Midnight's Borders is a critical intervention because it commits to collective memory and consciousness of these contemporary realities and their historical underpinnings in the words of the people directly affected by them. The personal, social, and political archive Vijayan has put together here is a necessary rejoinder in a field that – barring a sizable body of academic work – has been dominated by works of former diplomats and ex-military officials preoccupied with questions of territorial sovereignty. The issues that she raises in this book have been raised before by authors like Sanjoy Hazarika, Ather Zia, and Nandita Haksar – to name only a few – whose work is situated in the specific contexts of the northeastern region of India, Kashmir, and Nagaland. By placing these regions within the same narrative and examining them through the lens of border-making processes, Vijayan is able to point to the shared experience of border societies everywhere: that despite their varying histories and struggles, their lives are determined by the same arbitrariness of borders that shape and reconfigure their identities, and subject them to the same alienation and material and psychic violence.

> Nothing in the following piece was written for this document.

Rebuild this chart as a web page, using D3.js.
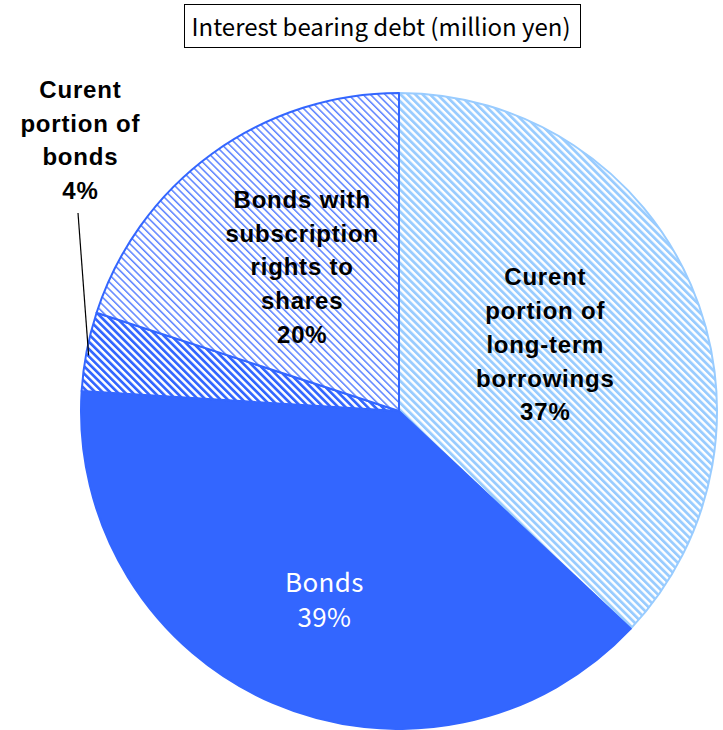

The book is at once a careful interrogation of India's arbitrary borders, a scathing condemnation of the violence meted out at the nation-state's enclosures, and a call for "freedom, dignity, and self-determination" for the people who inhabit these liminal spaces. In the introduction to Midnight's Borders, Vijayan asks, "What function does a nation still perform if it has consistently failed to offer the most basic of human dignities to its people?" The "people's history" she has put together is an astute rejoinder to this question. It provides a counter-narrative to the dominant nationalist discourse that can only see borderlands and their people through the lens of territorial sovereignty. It is a timely and necessary reminder that certain stories that do not fit nationalist imperatives are always at the risk of erasure. Like the people whose quiet dissent fills these pages, Vijayan's book adamantly refuses to give in to this erasure.